Centennial blues
So it has come down to this. Arizona will mark the centennial of its statehood in 2012 by leaning on schoolchildren to "shine" the territorial capitol dome (always on the cheap, Arizona never built a real state capitol building). It will do a $7 million "streetscape renovation project" on Washington between downtown and the capitol. "Plans call for that stretch of roadway to be 'transformed' with wider, more-decorative sidewalks and crosswalks, enhanced street and pedestrian lighting, benches, shade canopies, bike lanes and displays that feature historical and cultural information about Arizona's 15 counties," the Arizona Republic reported. Something will honor the indigenous tribes whose land we stole, without putting it that way, of course. I can imagine the outcome: Gravel, concrete and shadeless palo verde trees in a no-man's-land of vacant lots and soulless state office buildings. Too bad the leafy neighborhood of Victorian houses and territorial-era apartments that once stood there couldn't have been saved, and no reinvestment in this precious historic area happened. The truly historic mining museum was kicked out for some nebulous "five Cs" museum. And that's it.

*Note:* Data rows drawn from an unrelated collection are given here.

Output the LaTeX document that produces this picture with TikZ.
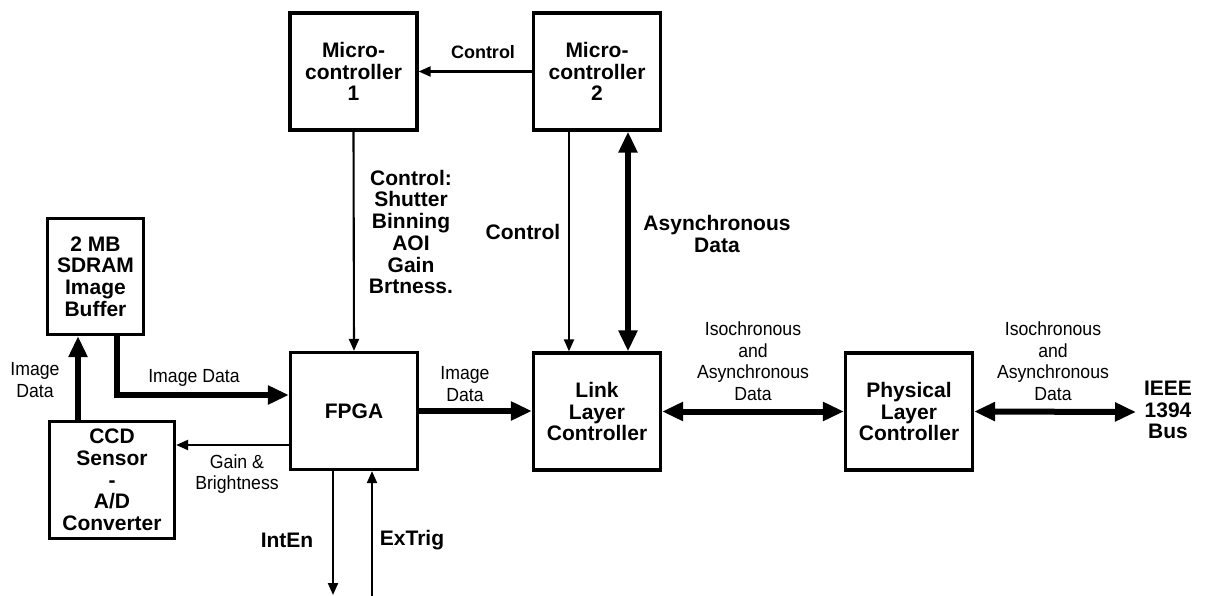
\documentclass[tikz,border=0pt]{standalone}
\usepackage{fontspec}
\setmainfont{Liberation Sans}
\newfontfamily\narrowfam[FakeStretch=0.93]{Liberation Sans}
\usetikzlibrary{arrows.meta}
\tikzset{
  blk/.style={draw, line width=3.2pt, minimum width=127pt, minimum height=117pt, align=center, inner sep=0pt,
    font=\fontsize{21}{21.7}\selectfont\bfseries},
  blab/.style={align=center, inner sep=0pt, font=\fontsize{21}{21.7}\selectfont\bfseries},
  rlab/.style={align=center, inner sep=0pt, font=\fontsize{19}{21.5}\selectfont\narrowfam},
  thinarr/.style={line width=2.1pt, -{Triangle[length=12pt,width=10pt]}},
  thickarr/.style={line width=6pt, -{Triangle[length=21pt,width=18pt]}},
  thickdbl/.style={line width=6pt, {Triangle[length=21pt,width=18pt]}-{Triangle[length=21pt,width=18pt]}}
}
\begin{document}
\begin{tikzpicture}[x=1pt,y=-1pt]
\useasboundingbox (0,0) rectangle (1205,596);
% blocks
\node[blk] (m1) at (353.5,71.5) {Micro-\\controller\\1};
\node[blk] (m2) at (597,71.5) {Micro-\\controller\\2};
\node[blk, minimum width=96pt, minimum height=116pt] (sdram) at (95.5,276.5) {2 MB\\SDRAM\\Image\\Buffer};
\node[blk] (fpga) at (354,411) {FPGA};
\node[blk] (link) at (597,411.5) {Link\\Layer\\Controller};
\node[blk] (phys) at (909,411.5) {Physical\\Layer\\Controller};
\node[blk, minimum width=125pt, minimum height=117pt] (ccd) at (112,480) {CCD\\Sensor\\-\\A/D\\Converter};
\node[blab, inner sep=0pt] (ieee) at (1168,410) {IEEE\\1394\\Bus};
\coordinate (busend) at (1136,412);
\coordinate (intend) at (333,595);
\coordinate (extstart) at (372,596);
% labels
\node[blab, font=\fontsize{18}{20}\selectfont\bfseries] (lctl1) at (483,52) {Control};
\node[blab] (lctl2) at (411,232) {Control:\\Shutter\\Binning\\AOI\\Gain\\Brtness.};
\node[blab] (lctl3) at (523,232) {Control};
\node[blab] (lasync) at (717,234) {Asynchronous\\Data};
\node[rlab] (limg1) at (194,378) {Image Data};
\node[rlab] (limg2) at (35,380) {Image\\Data};
\node[rlab] (lgain) at (237,474) {Gain \&\\Brightness};
\node[rlab] (limg3) at (465,384) {Image\\Data};
\node[rlab] (liso1) at (753,361) {Isochronous\\and\\Asynchronous\\Data};
\node[rlab] (liso2) at (1053,361) {Isochronous\\and\\Asynchronous\\Data};
\node[blab] (lint) at (287,540) {IntEn};
\node[blab] (lext) at (412,540) {ExTrig};
% connectors
\draw[thinarr] (m2.west) -- (m1.east);
\draw[thinarr] (m1.south) -- (fpga.north);
\draw[thinarr] ([xshift=-28pt]m2.south) -- ([xshift=-28pt]link.north);
\draw[thickdbl] ([xshift=31pt]m2.south) -- ([xshift=31pt]link.north);
\draw[thickarr, line join=miter] ([xshift=21.5pt]sdram.south) |- ([yshift=16pt]fpga.west);
\draw[thickarr] ([xshift=-34pt]ccd.north) -- ([xshift=-34pt]ccd.north |- sdram.south);
\draw[thinarr] ([yshift=-34pt]fpga.west) -- ([yshift=-34pt]fpga.west -| ccd.east);
\draw[thickarr] (fpga.east) -- (fpga.east -| link.west);
\draw[thickdbl] (link.east) -- (link.east -| phys.west);
\draw[thickdbl] (phys.east) -- (busend);
\draw[thinarr] ([xshift=-21pt]fpga.south) -- (intend);
\draw[thinarr] (extstart) -- ([xshift=18pt]fpga.south);
\end{tikzpicture}
\end{document}
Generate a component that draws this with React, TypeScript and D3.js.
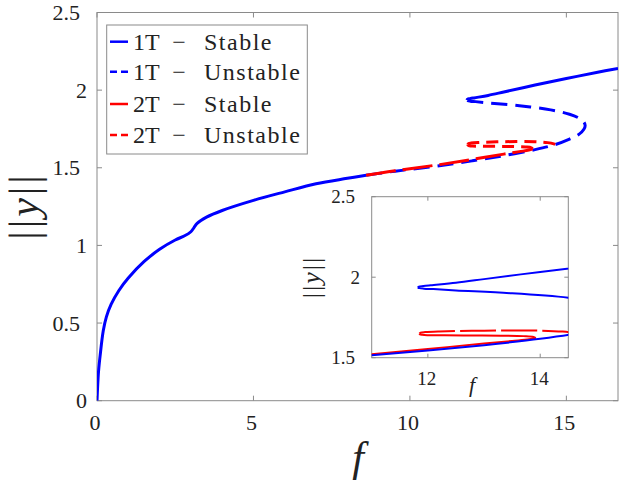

The only silver lining to this cavalcade of underachievement and failure that I can find is that the state avoided some brutal piece of post-modern celebrity architecture in a new capitol building. Otherwise, how sad. And don't blame the Great Recession: Any effort to significantly commemorate Arizona's 100th birthday would have had to be started years ago, during the so-called boom. There was no more appetite for it then, either. Public virtues, community virtues, civilizational aspirations: Don't look for them here. It's not that the state lacks the means; at 6.4 million people it is the third most populous state in the West. It just lacks the interest.
Consider West Virginia, carved out of the Old Dominion by the Civil War. It finally dedicated a classic, lovely state capitol building, designed by Cass Gilbert, in 1932 during the depth of the Great Depression. This is a poor, isolated state. Are you telling me growthgasm Arizona couldn't do as well? Instead, we got the horrendous executive office tower in the mid-1970s, which visually obliterates the copper dome of the old capitol and looks very much like a jail. Perhaps that helps explain the series of legal troubles that ensnared Arizona governors. Or consider Chicago's Millennium Park, a magnificent public space. Conservative Cincinnati marked its bicentennial by beginning to reclaim its riverfront with parks and the Serpentine Wall along the Ohio River. For Arizona and Phoenix — nothing. The city lacks even one heroic or historic statue in a public space downtown (even Oklahoma City, younger than Phoenix, has at least one). This despite all the wealth and capital that poured into the state, decade after decade, going into community-destroying sprawl and little else.